Em razão da possibilidade de exercerem individualmente o poder de fiscalização,
conforme se depreende da expressão "qualquer dos seus membros", é muito
relevante o acesso dos minoritários ao Conselho Fiscal, pela posição majoritária dos
controladores neste órgão.
Observamos que, apesar de tratar o Conselho Fiscal como um órgão colegiado, a lei
amenizou esta característica ao prever a atuação individual de seus membros.

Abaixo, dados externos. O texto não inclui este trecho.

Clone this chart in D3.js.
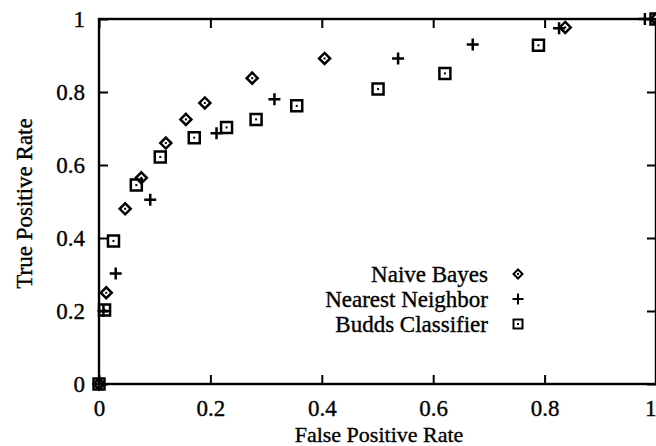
<!DOCTYPE html>
<html>
<head>
<meta charset="utf-8">
<script src="https://cdn.jsdelivr.net/npm/d3@7"></script>
<style>
  body { margin: 0; background: #fff; }
  svg { display: block; }
  text { stroke: #000; stroke-width: 0.35px; }
</style>
</head>
<body>
<div id="chart"></div>
<script>
// tick values / labels shared by both axes
const tickValues = [0, 0.2, 0.4, 0.6, 0.8, 1];
const tickLabels = ["0", "0.2", "0.4", "0.6", "0.8", "1"];

const seriesNames = ["Naive Bayes", "Nearest Neighbor", "Budds Classifier"];

// [false positive rate, true positive rate]
const naiveBayes = [[0, 0], [0.013, 0.25], [0.047, 0.48], [0.076, 0.565], [0.12, 0.66], [0.156, 0.725],
  [0.19, 0.77], [0.275, 0.838], [0.405, 0.892], [0.837, 0.977], [1, 1]];
const nearestNeighbor = [[0, 0], [0.008, 0.2], [0.03, 0.303], [0.092, 0.505], [0.211, 0.687], [0.315, 0.78],
  [0.537, 0.892], [0.671, 0.93], [0.826, 0.975], [0.98, 1]];
const buddsClassifier = [[0, 0], [0.01, 0.203], [0.026, 0.392], [0.067, 0.545], [0.11, 0.622], [0.171, 0.675],
  [0.229, 0.703], [0.282, 0.725], [0.355, 0.762], [0.501, 0.808], [0.621, 0.851], [0.789, 0.928], [1, 1]];

const width = 656, height = 446;
const margin = { top: 19, right: 0, bottom: 62, left: 99 };
const font = "'Liberation Serif', 'Times New Roman', serif";

const x = d3.scaleLinear().domain([0, 1]).range([margin.left, width - margin.right]);
const y = d3.scaleLinear().domain([0, 1]).range([height - margin.bottom, margin.top]);

const svg = d3.select("#chart").append("svg")
  .attr("width", width)
  .attr("height", height)
  .attr("viewBox", [0, 0, width, height]);

// marker shapes (drawn around 0,0)
const diamond = (r) => `M0,${-r}L${r},0L0,${r}L${-r},0Z`;
const square = (r) => `M${-r},${-r}H${r}V${r}H${-r}Z`;
const plus = (r) => `M${-r},0H${r}M0,${-r}V${r}`;

const styleAxis = g => g
  .attr("font-family", font)
  .attr("font-size", 23)
  .call(g => g.select(".domain").remove())
  .call(g => g.selectAll("line").attr("stroke", "#000").attr("stroke-width", 2))
  .call(g => g.selectAll("text").attr("fill", "#000"));

svg.append("g")
  .attr("transform", `translate(0,${y(0)})`)
  .call(d3.axisBottom(x).tickValues(tickValues).tickFormat((d, i) => tickLabels[i]).tickSizeInner(-9).tickSizeOuter(0).tickPadding(16))
  .call(styleAxis)
  .call(g => g.selectAll(".tick:last-of-type text").attr("text-anchor", "end"));

svg.append("g")
  .attr("transform", `translate(0,${y(1)})`)
  .call(d3.axisTop(x).tickValues(tickValues).tickFormat("").tickSizeInner(-9).tickSizeOuter(0))
  .call(styleAxis);

svg.append("g")
  .attr("transform", `translate(${x(0)},0)`)
  .call(d3.axisLeft(y).tickValues(tickValues).tickFormat((d, i) => tickLabels[i]).tickSizeInner(-9).tickSizeOuter(0).tickPadding(14))
  .call(styleAxis);

svg.append("g")
  .attr("transform", `translate(${x(1)},0)`)
  .call(d3.axisRight(y).tickValues(tickValues).tickFormat("").tickSizeInner(-9).tickSizeOuter(0))
  .call(styleAxis);

// frame
svg.append("rect")
  .attr("x", x(0))
  .attr("y", y(1))
  .attr("width", x(1) - x(0))
  .attr("height", y(0) - y(1))
  .attr("fill", "none")
  .attr("stroke", "#000")
  .attr("stroke-width", 2.4);

// axis titles
svg.append("text")
  .attr("x", 379)
  .attr("y", 441.5)
  .attr("text-anchor", "middle")
  .attr("font-family", font)
  .attr("font-size", 22)
  .text("False Positive Rate");

svg.append("text")
  .attr("transform", `translate(32,${(y(0) + y(1)) / 2 + 2}) rotate(-90)`)
  .attr("text-anchor", "middle")
  .attr("font-family", font)
  .attr("font-size", 23)
  .text("True Positive Rate");

// points
const drawMarks = (data, shape, r, dot) => {
  const g = svg.append("g")
    .selectAll("g")
    .data(data)
    .join("g")
    .attr("transform", d => `translate(${x(d[0])},${y(d[1])})`);
  g.append("path")
    .attr("d", shape(r))
    .attr("fill", "none")
    .attr("stroke", "#000")
    .attr("stroke-width", 2.5);
  if (dot) {
    g.append("rect")
      .attr("x", -1).attr("y", -1)
      .attr("width", 2).attr("height", 2)
      .attr("fill", "#000");
  }
};

drawMarks(buddsClassifier, square, 5.5, true);
drawMarks(naiveBayes, diamond, 5.5, true);
drawMarks(nearestNeighbor, plus, 6, false);

// legend
const legendShapes = [[diamond, 4.5, true], [plus, 5.5, false], [square, 4.5, true]];
const legend = svg.append("g")
  .selectAll("g")
  .data(seriesNames)
  .join("g")
  .attr("transform", (d, i) => `translate(0,${274 + i * 25})`);

legend.append("text")
  .attr("x", 488)
  .attr("y", 0)
  .attr("dy", "0.33em")
  .attr("text-anchor", "end")
  .attr("font-family", font)
  .attr("font-size", 23)
  .text(d => d);

legend.each(function (d, i) {
  const [shape, r, dot] = legendShapes[i];
  const g = d3.select(this).append("g").attr("transform", "translate(518,0)");
  g.append("path")
    .attr("d", shape(r))
    .attr("fill", "none")
    .attr("stroke", "#000")
    .attr("stroke-width", 2);
  if (dot) g.append("rect").attr("x", -1).attr("y", -1).attr("width", 2).attr("height", 2).attr("fill", "#000");
});
</script>
</body>
</html>
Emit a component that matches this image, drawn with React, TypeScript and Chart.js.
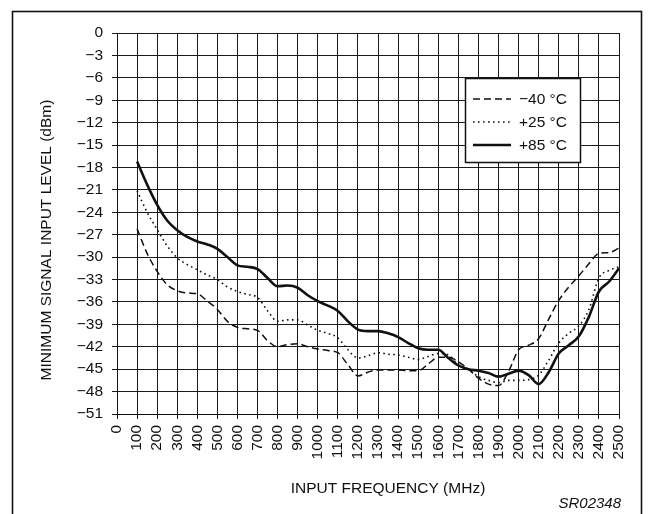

O parágrafo único do artigo 164 traz uma terceira hipótese de atuação individual do
conselheiro que lhe possibilita apresentar e ler os pareceres e representações seus ou
do Conselho Fiscal na assembléia geral, independentemente de publicação e ainda que a
matéria não conste da ordem do dia.
O conselheiro tem, ainda, o direito de discordar das opiniões dos demais ou das
deliberações do Conselho Fiscal, podendo apresentar voto em separado ou solicitar que
sua opinião divergente seja registrada.
Este registro de opiniões é bastante coerente se pensarmos que a função do Conselho
ultrapassa a simples fiscalização dos atos de gestão dos administradores e passa a
exercer um serviço de informação aos acionistas, que podem votar pautados em um
profundo conhecimento da situação da companhia.
Em relação ao dever de informar, o § 6º do artigo 163 criou a obrigatoriedade do
Conselho Fiscal fornecer a acionista ou a grupo de acionistas que representem, no mínimo,
5% (cinco por cento) do capital social, informações sobre matéria de sua competência.
Com isso, fica reforçada a posição de que a maioria não pode impedir que os
minoritários sejam plenamente informados, de modo a poderem exercer seus direitos, se
irregularidades existirem nos negócios e demonstrações financeiras das empresas.
Fundamentos Legais: Os citados no texto.